Finnish indie developer Act Normal Games has created a beautifully grim picture of a devastated and near-empty world where almost all children are born mutated and dog food is considered a nutritious alternative to cannibalism. Into that environment steps Aino, sent from her community in search of Toivo, a man who disappeared while looking for a prototype device for nuclear fission.
As the protagonist, Aino is beautifully animated throughout, even if Rauniot does rely a little too much on closeups of her face whenever she finds a new item or opens a container. More widely, the world feels like it’s covered with a sepia filter which may be aesthetically appropriate, but the yellow tinge of the overworld and brown-grey of the underground locations soon starts to feel samey.
The gloominess also makes it hard to spot items and there’s no option to highlight points of interest. As such, the hunt-the-pixel problem found in 90s adventures has (ahem) mutated into hunt-the-hotspot here. There were at least three occasions early on where an object I was interacting with had a general hotspot as well as multiple tiny hotspots embedded within it. Taking a door entry keypad as an example, selecting it highlighted the entire pad as a hotspot for which I was told there was no power. Given there was an earlier puzzle at a power station, I assumed I’d first need to solve that one to progress here. I didn’t expect to have to look at the tiny rivets in each corner of the keypad, yet this is exactly what was required to unlock the option of going back to your toolbox and getting a drill to access the inside of the pad. Aside from being unintuitive on an interface level, it’s not logical either. Why would Aino not just grab everything from the toolbox in the first place, given she’s already lugging around an array of spanners?

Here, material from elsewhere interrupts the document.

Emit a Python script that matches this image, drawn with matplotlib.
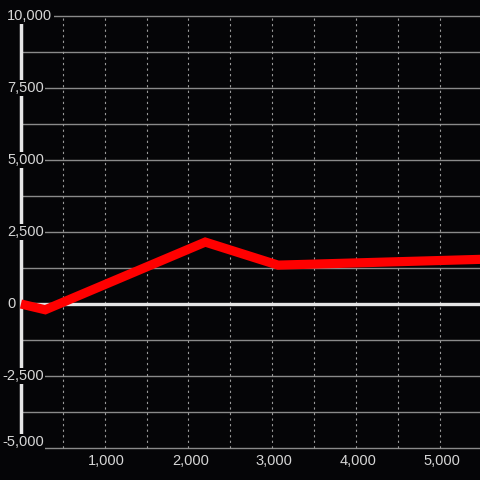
import matplotlib
matplotlib.use("Agg")
import matplotlib.pyplot as plt

# data
xs = [0, 290, 2200, 3070, 5600]
ys = [0, -200, 2150, 1350, 1560]

y_ticks = [-5000, -2500, 0, 2500, 5000, 7500, 10000]
y_grid = [-5000, -3750, -2500, -1250, 1250, 2500, 3750, 5000, 6250, 7500, 8750, 10000]
x_ticks = [1000, 2000, 3000, 4000, 5000]
x_grid = [500, 1000, 1500, 2000, 2500, 3000, 3500, 4000, 4500, 5000]

bg = '#050507'
txt = '#d6d6d6'

fig = plt.figure(figsize=(4.8, 4.8), dpi=100, facecolor=bg)
ax = fig.add_axes([0, 0, 1, 1])
ax.set_facecolor(bg)
ax.set_xlim(-250, 5480)
ax.set_ylim(-6111, 10556)
ax.axis('off')

# grid
ax.hlines(y_grid, 0, 6000, colors='#8a8a8a', linewidth=1, zorder=1)
ax.vlines(x_grid, -5000, 10000, colors='#9a9a9a', linewidth=0.8,
          linestyles=(0, (2, 3)), zorder=1)
ax.hlines(0, 0, 6000, colors='#e6e6e6', linewidth=2.4, zorder=2)
ax.vlines(0, -5000, 10000, colors='#e6e6e6', linewidth=2.5, zorder=2)

# series
ax.plot(xs, ys, color='#ff0000', linewidth=6.6, solid_joinstyle='miter',
        solid_capstyle='butt', zorder=3)

# y labels inside the plot with a box that hides the axis line
for v in y_ticks:
    s = f'{v:,}'
    xp = -165 if v >= 0 else -225
    yp = v if v > -5000 else v + 200
    ax.text(xp, yp, s, color=txt, fontsize=10.5, family='Liberation Sans',
            ha='left', va='center', zorder=4,
            bbox=dict(facecolor=bg, edgecolor='none', pad=1.0))

for v in x_ticks:
    ax.text(v + 25, -5450, f'{v:,}', color=txt, fontsize=10.5,
            family='Liberation Sans', ha='center', va='center', zorder=4)

fig.savefig('out.png', dpi=100, facecolor=bg)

Once I overcame the GUI quirks though, I found the puzzles nicely grounded in the game’s setting. Unsurprisingly in a broken world, the majority of tasks involve restoring power to objects, vehicles and doors. Many of these have practical elements, such as locating parts to fix a generator or finding a way into the other shelters. The other characters you’ll encounter feel distinct, despite sharing an understandably bleak world view. Exhausting dialogue options is de rigeur for this genre and new choices will appear when you hit certain points in the story so it’s always worth revisiting the denizens if you’re stuck. There is, thankfully, a robust fast travel system which will transport you to almost any of the locations you’ll come across. This was particularly helpful during a puzzle which required me to reroute power and change points on a railway track, since I had to hop between two different control panels as well as the track itself.
Music is as downbeat as the rest of the game, although it could have benefited from being used less sparingly. Dialogue is fully voiced in Finnish (Rauniot translates to “Ruins”), a language whose hard consonants feel at home in a 1970s cataclysm. I can’t fairly comment on the overall quality of the acting, but the despair and resignation in the voices of the characters transcends the language barrier. These are people who have nothing left and can barely feed themselves, bringing into sharp relief the current humanitarian crisis in Gaza playing out on the world stage. Rauniot’s grimness prompts some troubling comparisons about how our species behaves.
Against this brutal backdrop, you may well be asking whether Rauniot is an enjoyable game to play. And on that point, the jury is out. On a point-and-click level, the puzzle difficulty yo-yos between obvious and needlessly complex, not helped by the previously mentioned hotspot issues and difficult to spot items which blend into the irradiated background. The plot should be a simplistic quest yet somehow manages to feel like an incomplete and muddled story by the end, and although the locations are well drawn and the animations are naturalistic, it’s graphically similar throughout.
Yet, there’s something about it that compelled me to help Aino reach her destination. I felt I owed it to the inhabitants of the devastated landscape to get to the end, although I genuinely can’t say whether that was due to my hope of seeing a sliver of happiness before the credits rolled. The achievements would suggest that there are some different endings available, but I’m unsure how these would be reached and I certainly had no inclination to run through the game again. Still, if you’re after a realistic, relentlessly bleak but competent adventure, Rauniot clocks in at around five hours and is sensibly priced. Just don’t expect the humour of Fallout.